Из всего сказанного ясно одно: премию Юсафзай получила вместо Сноудена.
Дело тут, думается, не в страхе Европарламента перед Вашингтоном (он наверняка имеет место, но играет далеко не первую роль), сколько в искренней убежденности европарламентариев в том, грубо говоря, что женщине, которую угнетают религиозные фанатики, уж в любом случае хуже, чем рядовому американцу, чью почту читают спецслужбы. Да и кто с этим не согласится?
Это, однако — что вместо Сноудена, — еще не все. Ключевой, на мой взгляд, момент состоит в том, что Юсафзай получила премию именно в качестве не-Сноудена. И вот тут уже речь не о человеколюбии и не о свободе слова, а об идеологии.
Идеологии, в соответствии с которой ко всем творящимся на Востоке ужасам нужно относиться как к досадным и исправимым в рамках существующей мировой экономической системы багам, ошибкам в программе. В Ираке каждый день взрываются бомбы, от которых гибнут десятки людей; в Ливии, независимо друг от друга и бог знает кому подчиняясь, одновременно действуют четыре регулярные армии; во всех без исключения странах победившей «арабской весны» прикрывают лавочку женского образования, а самим женщинам прикрывают лицо платком, но все это происходит, во-первых, само по себе, а во-вторых, случайно.

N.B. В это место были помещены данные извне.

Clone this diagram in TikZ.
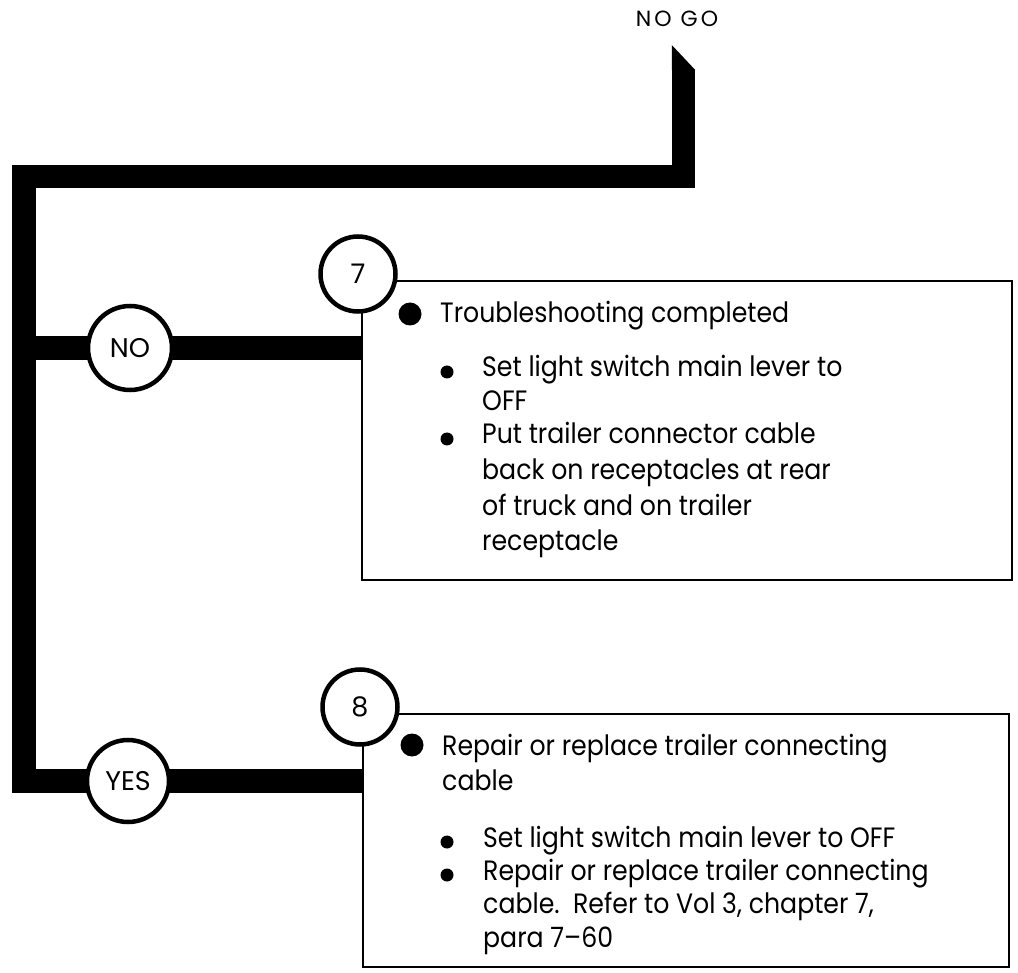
\documentclass[tikz,border=0pt]{standalone}
\usepackage{fontspec}
\setmainfont[FakeStretch=0.9]{Poppins}
\newfontfamily\capfont{Poppins}
\usetikzlibrary{backgrounds}
\tikzset{
  bar/.style={line width=23.5pt, draw=black, line join=miter, line cap=butt},
  ring/.style={circle, draw=black, line width=4.5pt, fill=white, inner sep=0pt, font=\capfont\fontsize{27}{27}\selectfont},
  boxframe/.style={draw=black, line width=2.2pt, inner sep=0pt},
  txt/.style={anchor=base west, inner sep=0pt, font=\fontsize{28}{34}\selectfont},
  bigdot/.style={fill=black},
}
\begin{document}
\begin{tikzpicture}[x=1pt,y=-1pt]
\useasboundingbox (0,0) rectangle (1018,973);
% title
\node[anchor=base, inner sep=0pt, font=\capfont\fontsize{22}{22}\selectfont\addfontfeature{LetterSpace=14}] (nogo) at (677,27) {NO GO};
% boxes
\node[boxframe, minimum width=650pt, minimum height=299pt] (box7) at (687,430.5) {};
\node[boxframe, minimum width=646pt, minimum height=253pt] (box8) at (686,840.5) {};
% number circles
\node[ring, minimum size=75pt] (n7) at (358,274) {7};
\node[ring, minimum size=75pt] (n8) at (360,707) {8};
% decision circles
\node[ring, minimum size=84pt] (no) at (130,348) {NO};
\node[ring, minimum size=82pt] (yes) at (128,781) {YES};
% flow bars
\coordinate (cl) at (24,176.5);
\coordinate (cr) at (683.5,176.5);
\coordinate (tip) at (683.5,70);
\begin{pgfonlayer}{background}
\draw[bar] (yes -| box8.west) -- (cl |- yes) -- (cl) -- (cr) -- (tip);
\fill (tip) ++(-11.75,0) -- ++(23.5,0) -- ++(-23.5,-25) -- cycle;
\draw[bar] (no -| cl) -- (no -| box7.west);
\end{pgfonlayer}
% box 7 text
\fill[bigdot] (410,314) circle (11.5);
\node[txt] (t7a) at (440,323) {Troubleshooting completed};
\fill[bigdot] (447,372) circle (6.5);
\node[txt] (t7b) at (482,377) {Set light switch main lever to};
\node[txt] (t7c) at (482,411) {OFF};
\fill[bigdot] (447,439) circle (6.5);
\node[txt] (t7d) at (482,444) {Put trailer connector cable};
\node[txt] (t7e) at (482,479) {back on receptacles at rear};
\node[txt] (t7f) at (482,515) {of truck and on trailer};
\node[txt] (t7g) at (482,550) {receptacle};
% box 8 text
\fill[bigdot] (412,745) circle (11.5);
\node[txt] (t8a) at (442,755) {Repair or replace trailer connecting};
\node[txt] (t8b) at (442,790) {cable};
\fill[bigdot] (447,842) circle (6.5);
\node[txt] (t8c) at (483,847) {Set light switch main lever to OFF};
\fill[bigdot] (447,875) circle (6.5);
\node[txt] (t8d) at (483,880) {Repair or replace trailer connecting};
\node[txt] (t8e) at (483,913) {cable.\ \ Refer to Vol 3, chapter 7,};
\node[txt] (t8f) at (483,947) {para 7–60};
\end{tikzpicture}
\end{document}
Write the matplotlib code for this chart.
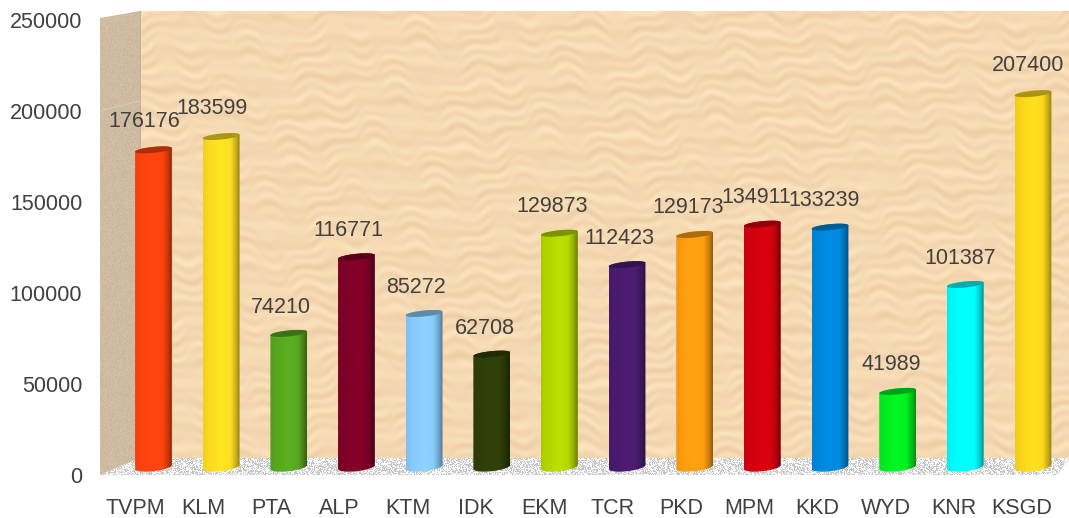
import numpy as np
import matplotlib
matplotlib.use("Agg")
import matplotlib.pyplot as plt
from matplotlib.patches import Polygon
from matplotlib.colors import to_rgb

plt.rcParams['font.family'] = ['Liberation Sans', 'DejaVu Sans']

categories = ["TVPM", "KLM", "PTA", "ALP", "KTM", "IDK", "EKM", "TCR", "PKD", "MPM", "KKD", "WYD", "KNR", "KSGD"]
values = [176176, 183599, 74210, 116771, 85272, 62708, 129873, 112423, 129173, 134911, 133239, 41989, 101387, 207400]
bar_colors = ["#FF4410", "#FFDD22", "#58A820", "#800028", "#88CCFF", "#2F3F08", "#B5D800", "#4A1C70",
              "#FF9E10", "#D40010", "#0088DD", "#00F020", "#00FFFF", "#FFD81C"]
y_ticks = [0, 50000, 100000, 150000, 200000, 250000]
label_dx_px = [-9, -9, -8, -8, -8, -7, -7, -8, -7, -6, -6, -6, -5, -5]
label_dy_px = [28, 28, 26, 26, 26, 26, 27, 26, 27, 27, 27, 27, 26, 28]

W, H = 1069, 518
TEXT = "#404040"
fig = plt.figure(figsize=(W / 100, H / 100), dpi=100)

# ---- background walls, drawn in pixel space ----
bg = fig.add_axes([0, 0, 1, 1])
bg.set_xlim(0, W); bg.set_ylim(H, 0); bg.axis("off")

yy, xx = np.mgrid[0:H, 0:W].astype(float)
warp = 3.0 * np.sin(xx / 13 + yy / 31) + 2.2 * np.sin(xx / 7 - yy / 17) + 2.0 * np.sin(xx / 29 + 1.3)
w = (np.sin((yy + warp) / 2.0) * 0.40 + np.sin((yy * 0.7 + warp * 1.4) / 1.4 + xx / 25) * 0.30
     + np.sin((yy + 1.5 * warp) / 5.0 + xx / 70) * 0.30)
w = (w - w.min()) / (w.max() - w.min())
light = np.array([252, 228, 188]) / 255
dark = np.array([238, 206, 168]) / 255
tex = light[None, None, :] * (1 - w[..., None]) + dark[None, None, :] * w[..., None]

fine = np.modf(np.abs(np.sin(xx * 12.9898 + yy * 78.233)) * 43758.5453)[0]
side_rgb = np.array([207, 188, 160]) / 255 + (fine[..., None] - 0.5) * 0.05
floor_v = 0.78 + 0.20 * (fine > 0.45)
floor_rgb = np.dstack([floor_v, floor_v, floor_v])

def region(img, pts):
    im = bg.imshow(img, extent=[0, W, H, 0], aspect="auto", interpolation="bilinear", zorder=1)
    poly = Polygon(pts, closed=True, transform=bg.transData, fc="none", ec="none")
    bg.add_patch(poly)
    im.set_clip_path(poly)

region(tex, [(140, 11), (1069, 11), (1069, 458), (140, 458)])
region(side_rgb, [(100, 18), (140, 11), (140, 458), (100, 475)])
region(floor_rgb, [(100, 475), (140, 458), (1069, 458), (1057, 475)])
bg.plot([140, 140], [11, 458], color="#C0B198", lw=0.7, zorder=2)
bg.plot([100, 140], [111, 101], color="#DDD3C0", lw=0.5, zorder=2)
bg.set_xlim(0, W); bg.set_ylim(H, 0)

# ---- front axis carrying the tick labels ----
ax = fig.add_axes([101 / W, 1 - 475 / H, (1056 - 101) / W, 455 / H])
ax.patch.set_alpha(0)
ax.set_xlim(-0.5, len(categories) - 0.5)
ax.set_ylim(0, 250000)
ax.set_yticks(y_ticks)
ax.set_xticks(range(len(categories)))
ax.set_xticklabels(categories)
ax.tick_params(axis="y", length=0, pad=13.5, labelsize=15.5, labelcolor=TEXT)
ax.tick_params(axis="x", length=0, pad=16.5, labelsize=15.5, labelcolor=TEXT)
for s in ax.spines.values():
    s.set_visible(False)

# ---- cylinders ----
X0, DX = 153.5, 67.65
Y0, PX_PER_UNIT = 467, 0.0018
bars = fig.add_axes([0, 0, 1, 1])
bars.patch.set_alpha(0); bars.axis("off")
xlim = ((0 - X0) / DX, (W - X0) / DX)
ylim = (-(H - Y0) / PX_PER_UNIT, Y0 / PX_PER_UNIT)

hw = 18.4 / DX
u = 1 / PX_PER_UNIT
t_front = np.linspace(np.pi, 2 * np.pi, 40)   # lower half of the ellipse
t_all = np.linspace(0, 2 * np.pi, 80)

def ring(cx, cy, t, a_px, tilt_px):
    return cx + hw * np.cos(t), cy + (a_px * np.sin(t) + tilt_px * np.cos(t)) * u

for i, (v, c) in enumerate(zip(values, bar_colors)):
    rgb = np.array(to_rgb(c))
    s = np.linspace(0, 1, 128)
    shade = np.interp(s, [0, 0.15, 0.5, 0.75, 0.9, 1.0], [0.94, 0.98, 1.04, 1.0, 0.78, 0.58])
    grad = np.clip(rgb[None, None, :] * shade[None, :, None], 0, 1)
    xb, yb = ring(i, 0, t_front, 4.2, 2.0)
    xt, yt = ring(i, v, t_front[::-1], -3.0, 1.8)
    body = np.column_stack([np.r_[xb, xt], np.r_[yb, yt]])
    im = bars.imshow(grad, extent=[i - hw, i + hw, -10 * u, v + 10 * u], aspect="auto", zorder=3)
    patch = Polygon(body, closed=True, transform=bars.transData, fc="none", ec="none")
    bars.add_patch(patch)
    im.set_clip_path(patch)
    xe, ye = ring(i, v, t_all, 3.0, 1.8)
    bars.fill(xe, ye, color=tuple(rgb * 0.68), lw=0, zorder=4)
    bars.annotate(str(v), xy=(i, v), xytext=(label_dx_px[i] * 0.72, label_dy_px[i] * 0.72),
                  textcoords="offset points", ha="center", va="center",
                  fontsize=15.5, color=TEXT, zorder=6, annotation_clip=False)

bars.set_xlim(*xlim); bars.set_ylim(*ylim)
fig.savefig("out.png", dpi=100)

Поэтому крайне важно поднимать голос против религиозного фанатизма и за женское равноправие, но при этом ни в коем случае не задумываться о том, откуда взялся фанатизм и с чего вдруг притесняют женщин.
Дело, говорят нам, в культуре, дело, убеждают нас, в менталитете, бороться нужно — вот как Юсафзай — за частные (хорошие, кто бы спорил!) вещи: за смягчение нравов, за равноправие и свободу слова.
Потому что в соответствии с идеологией, о которой идет речь, именно эти вещи первичны, то есть, строго говоря, они и есть единственные, о которых вообще можно говорить, потому что все экономические вопросы уже давно решены: везде должен быть свободный рынок и минимальное участие в экономике государства, и гарантом этой уверенности выступают вооруженные силы США.
Уверенность эту не могут поколебать никакие очевидные факты, благо существует, а если нет, то можно выдумать, бесчисленное множество способов от очевидных фактов загородиться, сделать их невидимыми, как бы неочевидными. И тут мы переходим к Нобелевской премии мира.
То, что российской дипломатии удалось предотвратить (хотя, возможно, только временно) ковровые бомбардировки одной из крупнейших ближневосточных стран, то, что именно российской дипломатии, да как бы и не лично Владимиру Путину, удалось уговорить ее президента присоединиться к Конвенции о запрещении химического оружия, — очевидный факт.
Но премию мира присуждают самым удивительным образом не Путину, хотя он есть в числе кандидатов, а организации, занятой уничтожением химического оружия, которую, если бы не Путин, в Сирию никто бы не пустил. Присуждают, стало быть, принципиально вместо Путина, не-Путину.
Из глобальной политической проблемы делают вопрос частный, технический: нужно только избавиться от запасов химического оружия. А там уже приняться за смягчение нравов, за равноправие и свободу слова. Причем борьба за них не только не отменяет, она, более того, никак не связана с ковровыми бомбардировками.